Search code examples
c++cmultidimensional-arraylanguage-lawyerundefined-behavior

c/c++ -- Is writing to multi-dimesional array from 0 offset UB?


Kindly examine the code below:

#include "stdio.h"

#define N 2
#define M 2

int main(void)
{
    int two_d[N][M];
    for(size_t i = 0; i < N*M; ++i) {
        two_d[0][i] = i;  // <---- Pay attention to this line!
    }
    for(size_t i = 0; i < N; ++i) {
        for(size_t j = 0; j < M; ++j) {
            printf("%d\n", two_d[i][j]);
        }
    }
    return 0;
}

Please don't be skeptical about this example and be fast in judging it contrived -- the one was found by yours truly in the very much real and quite well know project (that is very famous to be named).
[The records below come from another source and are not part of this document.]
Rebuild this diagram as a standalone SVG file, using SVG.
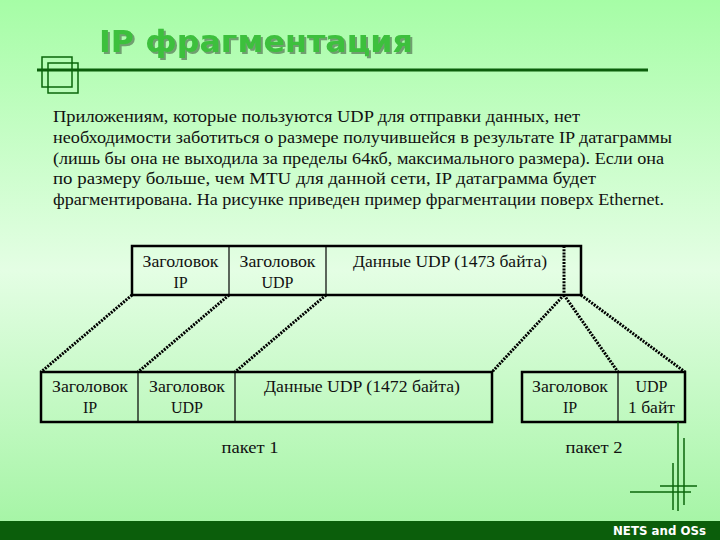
<svg xmlns="http://www.w3.org/2000/svg" width="720" height="540" viewBox="0 0 720 540">
<defs>
<linearGradient id="bg" x1="0" y1="0" x2="0" y2="1">
<stop offset="0" stop-color="#a6fda6"/>
<stop offset="0.5" stop-color="#e4fee4"/>
<stop offset="1" stop-color="#a2f4a2"/>
</linearGradient>
<filter id="shadow" x="-5%" y="-20%" width="110%" height="150%">
<feFlood flood-color="#6f9f6f" result="c"/>
<feComposite in="c" in2="SourceAlpha" operator="in" result="s"/>
<feOffset in="s" dx="2" dy="2" result="o"/>
<feMerge><feMergeNode in="o"/><feMergeNode in="SourceGraphic"/></feMerge>
</filter>
<style>
.t{font-family:'Liberation Serif',Tinos,'Times New Roman',Times,'Noto Serif','DejaVu Serif',FreeSerif,serif;font-size:16px;fill:#111}
.c{text-anchor:middle}
.box{fill:none;stroke:#000;stroke-width:2.5}
.div{stroke:#000;stroke-width:1.2}
.dot{stroke:#000;stroke-width:3;stroke-dasharray:2 1.2;fill:none}
.deco{stroke:#0b660b;stroke-width:1.5;fill:none}
</style>
</defs>
<rect x="0" y="0" width="720" height="540" fill="url(#bg)"/>

<g id="title">
<text x="99" y="52" font-family="DejaVu Sans, Verdana, sans-serif" font-weight="bold" font-size="30" fill="#3cc03c" textLength="314" lengthAdjust="spacingAndGlyphs" filter="url(#shadow)">IP фрагментация</text>
<line x1="37" y1="70" x2="648" y2="70" stroke="#0b5e0b" stroke-width="3"/>
<rect x="42" y="57" width="30" height="30" class="deco"/>
<rect x="48" y="63" width="30" height="30" class="deco"/>
</g>

<g id="paragraph" xml:space="preserve">
<text class="t" x="53" y="122" textLength="527" lengthAdjust="spacingAndGlyphs">Приложениям, которые пользуются UDP для отправки данных,  нет</text>
<text class="t" x="53" y="143" textLength="619" lengthAdjust="spacingAndGlyphs">необходимости заботиться о размере получившейся в результате IP датаграммы</text>
<text class="t" x="53" y="163.5" textLength="611" lengthAdjust="spacingAndGlyphs">(лишь бы она не выходила за пределы 64кб, максимального размера). Если она</text>
<text class="t" x="53" y="184" textLength="543" lengthAdjust="spacingAndGlyphs">по размеру больше, чем MTU для данной сети, IP датаграмма будет</text>
<text class="t" x="53" y="205" textLength="611" lengthAdjust="spacingAndGlyphs">фрагментирована. На рисунке приведен пример фрагментации поверх Ethernet.</text>
</g>

<g id="connectors">
<line class="dot" x1="132" y1="295" x2="41" y2="372"/>
<line class="dot" x1="229" y1="295" x2="138" y2="372"/>
<line class="dot" x1="326" y1="295" x2="235" y2="372"/>
<line class="dot" x1="564" y1="295" x2="492" y2="372"/>
<line class="dot" x1="564" y1="295" x2="618" y2="372"/>
<line class="dot" x1="581" y1="295" x2="685" y2="372"/>
</g>

<g id="datagram">
<rect class="box" x="132" y="246" width="449" height="49"/>
<line class="div" x1="229" y1="246" x2="229" y2="295"/>
<line class="div" x1="326" y1="246" x2="326" y2="295"/>
<line class="dot" x1="564" y1="246" x2="564" y2="295" stroke-width="2"/>
<text class="t c" x="180.5" y="267" textLength="76" lengthAdjust="spacingAndGlyphs">Заголовок</text>
<text class="t c" x="180.5" y="288">IP</text>
<text class="t c" x="277.5" y="267" textLength="76" lengthAdjust="spacingAndGlyphs">Заголовок</text>
<text class="t c" x="277.5" y="288">UDP</text>
<text class="t c" x="450" y="267" textLength="194" lengthAdjust="spacingAndGlyphs">Данные UDP (1473 байта)</text>
</g>

<g id="packet1">
<rect class="box" x="41" y="372" width="451" height="50"/>
<line class="div" x1="138" y1="372" x2="138" y2="422"/>
<line class="div" x1="235" y1="372" x2="235" y2="422"/>
<text class="t c" x="90" y="392" textLength="76" lengthAdjust="spacingAndGlyphs">Заголовок</text>
<text class="t c" x="90" y="413">IP</text>
<text class="t c" x="187" y="392" textLength="76" lengthAdjust="spacingAndGlyphs">Заголовок</text>
<text class="t c" x="187" y="413">UDP</text>
<text class="t c" x="362" y="392" textLength="196" lengthAdjust="spacingAndGlyphs">Данные UDP (1472 байта)</text>
<text class="t c" x="250" y="453" textLength="57" lengthAdjust="spacingAndGlyphs">пакет 1</text>
</g>

<g id="packet2">
<rect class="box" x="522" y="372" width="163" height="50"/>
<line class="div" x1="618" y1="372" x2="618" y2="422"/>
<text class="t c" x="570" y="392" textLength="76" lengthAdjust="spacingAndGlyphs">Заголовок</text>
<text class="t c" x="570" y="413">IP</text>
<text class="t c" x="651.5" y="392">UDP</text>
<text class="t c" x="651.5" y="413" textLength="47" lengthAdjust="spacingAndGlyphs">1 байт</text>
<text class="t c" x="594" y="453" textLength="57" lengthAdjust="spacingAndGlyphs">пакет 2</text>
</g>

<g id="decoration">
<line class="deco" x1="678" y1="422" x2="678" y2="511"/>
<line class="deco" x1="684" y1="438" x2="684" y2="505"/>
<line class="deco" x1="673" y1="463" x2="673" y2="510"/>
<line class="deco" x1="660" y1="486" x2="697" y2="486"/>
<line class="deco" x1="630" y1="492" x2="691" y2="492"/>
</g>

<g id="footer">
<rect x="0" y="521" width="720" height="19" fill="#0b5e0b"/>
<text x="706" y="534.5" text-anchor="end" font-family="DejaVu Sans, Verdana, sans-serif" font-weight="bold" font-size="12" fill="#ffffff" textLength="93" lengthAdjust="spacingAndGlyphs">NETS and OSs</text>
</g>
</svg>
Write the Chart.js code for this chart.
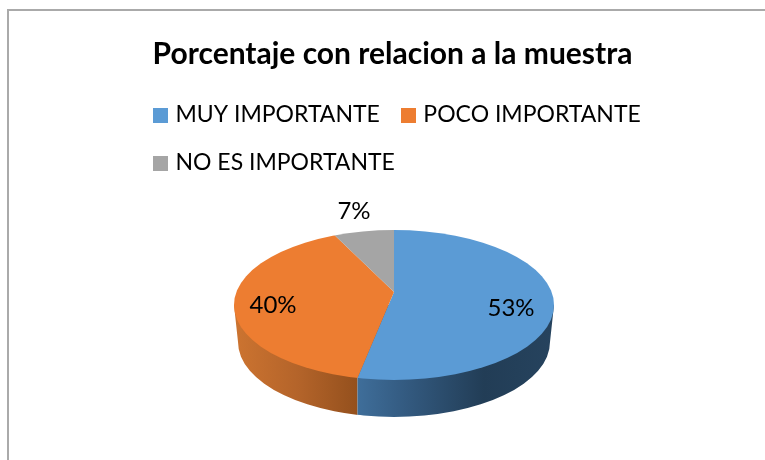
<!DOCTYPE html>
<html><head><meta charset="utf-8">
<style>
html,body{margin:0;padding:0;background:#fff;overflow:hidden}
#frame{position:absolute;left:7px;top:9px;width:758px;height:451px;border-left:2px solid #aaa;border-top:2px solid #aaa;box-sizing:border-box}
#wrap{position:absolute;left:0;top:0;width:765px;height:460px}
</style>
<script src="https://cdn.jsdelivr.net/npm/chart.js@4"></script>
</head><body>
<div id="frame"></div>
<div id="wrap"><canvas id="c" width="765" height="460"></canvas></div>
<script>
const titleText = 'Porcentaje con relacion a la muestra';
const categories = ['MUY IMPORTANTE', 'POCO IMPORTANTE', 'NO ES IMPORTANTE'];
const percentages = [53, 40, 7];
const sliceColors = ['#5B9BD5', '#ED7D31', '#A5A5A5'];

const top3d = {cx: 394, cy: 305, rx: 160, ry: 75, ax: 394, ay: 292, squash: 0.45};
const bottom3d = {cx: 394, cy: 342, rx: 156, ry: 75};
const labelAnchors = [[511, 308], [273, 305], [354, 211]];
const legendShift = 32;

function boxImage(color) {
  const b = document.createElement('canvas');
  b.width = 15; b.height = 15;
  const g = b.getContext('2d');
  g.fillStyle = color; g.fillRect(0, 0, 15, 15);
  return b;
}
function boundaryX(angle) {
  const t = top3d, dx = Math.cos(angle), dy = Math.sin(angle) * t.squash;
  let r = 0;
  while (r < 400) {
    const x = t.ax + dx * r, y = t.ay + dy * r;
    if (((x - t.cx) / t.rx) ** 2 + ((y - t.cy) / t.ry) ** 2 > 1) break;
    r += 0.25;
  }
  return t.ax + dx * r;
}
const pie3d = {
  id: 'pie3d',
  afterLayout(chart) { chart.legend.left += legendShift; },
  beforeDatasetsDraw(chart) {
    const ctx = chart.ctx, t = top3d, b = bottom3d;
    const split = boundaryX(chart.getDatasetMeta(0).data[0].endAngle);
    const hull = () => {
      ctx.beginPath();
      ctx.moveTo(t.cx - t.rx, t.cy);
      ctx.lineTo(b.cx - b.rx, b.cy);
      ctx.ellipse(b.cx, b.cy, b.rx, b.ry, 0, Math.PI, 0, true);
      ctx.lineTo(t.cx + t.rx, t.cy);
      ctx.closePath();
    };
    const o = ctx.createLinearGradient(238, 0, split, 0);
    o.addColorStop(0, '#CB7330'); o.addColorStop(0.5, '#B4642A'); o.addColorStop(1, '#94501D');
    const bl = ctx.createLinearGradient(split, 0, 552, 0);
    bl.addColorStop(0, '#3F6E9A'); bl.addColorStop(0.25, '#335A80'); bl.addColorStop(0.65, '#223D56'); bl.addColorStop(1, '#26435E');
    ctx.save(); ctx.beginPath(); ctx.rect(0, 0, split, 460); ctx.clip(); hull(); ctx.fillStyle = o; ctx.fill(); ctx.restore();
    ctx.save(); ctx.beginPath(); ctx.rect(split, 0, 765 - split, 460); ctx.clip(); hull(); ctx.fillStyle = bl; ctx.fill(); ctx.restore();
  },
  beforeDatasetDraw(chart) {
    const ctx = chart.ctx, t = top3d, el = chart.getDatasetMeta(0).data[0];
    ctx.save();
    ctx.beginPath();
    ctx.ellipse(t.cx, t.cy, t.rx, t.ry, 0, 0, Math.PI * 2);
    ctx.clip();
    const k = 260 / el.outerRadius;
    ctx.translate(t.ax, t.ay);
    ctx.scale(k, k * t.squash);
    ctx.translate(-el.x, -el.y);
  },
  afterDatasetDraw(chart) { chart.ctx.restore(); },
  afterDatasetsDraw(chart) {
    const ctx = chart.ctx;
    ctx.save();
    ctx.fillStyle = '#000';
    ctx.font = '24px Lato';
    ctx.textAlign = 'center';
    ctx.textBaseline = 'middle';
    percentages.forEach((v, i) => ctx.fillText(v + '%', labelAnchors[i][0], labelAnchors[i][1]));
    ctx.restore();
  }
};
new Chart(document.getElementById('c'), {
  type: 'pie',
  data: {labels: categories, datasets: [{data: percentages, backgroundColor: sliceColors, borderWidth: 0}]},
  plugins: [pie3d],
  options: {
    responsive: false, animation: false,
    layout: {padding: {left: 100, right: 80, top: 36, bottom: 0}},
    plugins: {
      tooltip: {enabled: false},
      title: {display: true, text: titleText, color: '#000', font: {family: 'Lato', size: 30, weight: 'bold'}, padding: {top: 0, bottom: 6.5}},
      legend: {
        position: 'top', align: 'start',
        labels: {
          color: '#000', font: {family: 'Lato', size: 23}, padding: 25, usePointStyle: true, pointStyleWidth: 7, boxHeight: 15,
          generateLabels(chart) {
            return Chart.controllers.pie.overrides.plugins.legend.labels.generateLabels(chart).map((l, i) => {
              l.pointStyle = boxImage(sliceColors[i]); return l;
            });
          }
        }
      }
    }
  }
});
</script>
</body></html>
I would appreciate a phone number of a good language lawyer!

  1. On the one hand, the memory is guaranteed to be laid out sequentially, so I'm not accessing anything beyond the object in general;
  2. On the other hand, I'm clearly accessing the memory beyond first 1d array -- and doing it is UB.

Example compiles and runs fine on my machine. Mr. Godbolt shows that both C and C++ compilers do the same thing, and with optimizations both handle it like a doctor.

So, the questions are:

  1. Is this legal in C?
  2. Is this legal in C++?

Standards quotes would be appreciated.


Solution

  • In C++, the meaning of the subscript expression is given in expr.sub:

    With the built-in subscript operator, an expression-list shall be present, consisting of a single assignment-expression. One of the expressions shall be a glvalue of type “array of T” or a prvalue of type “pointer to T” and the other shall be a prvalue of unscoped enumeration or integral type. The result is of type “T”. The type “T” shall be a completely-defined object type. The expression E1[E2] is identical (by definition) to *((E1)+(E2)), except that in the case of an array operand, the result is an lvalue if that operand is an lvalue and an xvalue otherwise.

    Following up about the rules for + in expr.add:

    When an expression J that has integral type is added to or subtracted from an expression P of pointer type, the result has the type of P.

    • If P evaluates to a null pointer value and J evaluates to 0, the result is a null pointer value. (4.2)
    • Otherwise, if P points to an array element i of an array object x with n elements ([dcl.array]), the expressions P + J and J + P (where J has the value j) point to the (possibly-hypothetical) array element i + j of x if 0 <= i + j <= n and the expression P - J points to the (possibly-hypothetical) array element i - j of x if 0 <= i - j <= n
    • Otherwise, the behavior is undefined

    Your code snippet invokes undefined behavior.


    In C, the rules are very similar. From 6.5.2.1/2, array subscripting:

    A postfix expression followed by an expression in square brackets [] is a subscripted designation of an element of an array object. The definition of the subscript operator [] is that E1[E2] is identical to (*((E1)+(E2))). Because of the conversion rules that apply to the binary + operator, if E1 is an array object (equivalently, a pointer to the initial element of an array object) and E2 is an integer, E1[E2] designates the E2-th element of E1 (counting from zero).

    Then, from 6.5.6/8, additive operators:

    When an expression that has integer type is added to or subtracted from a pointer, the result has the type of the pointer operand. If the pointer operand points to an element of an array object, and the array is large enough, the result points to an element offset from the original element such that the difference of the subscripts of the resulting and original array elements equals the integer expression. In other words, if the expression P points to the i-th element of an array object, the expressions (P)+N (equivalently, N+(P)) and (P)-N (where N has the value n) point to, respectively, the i+n-th and i−n-th elements of the array object, provided they exist. Moreover, if the expression P points to the last element of an array object, the expression (P)+1 points one past the last element of the array object, and if the expression Q points one past the last element of an array object, the expression (Q)-1 points to the last element of the array object. If both the pointer operand and the result point to elements of the same array object, or one past the last element of the array object, the evaluation shall not produce an overflow; otherwise, the behavior is undefined. If the result points one past the last element of the array object, it shall not be used as the operand of a unary * operator that is evaluated.

    Just like in C++, it's undefined behavior to go outside the bounds of an array, with no special exemption for "but what if there's another array right next to it".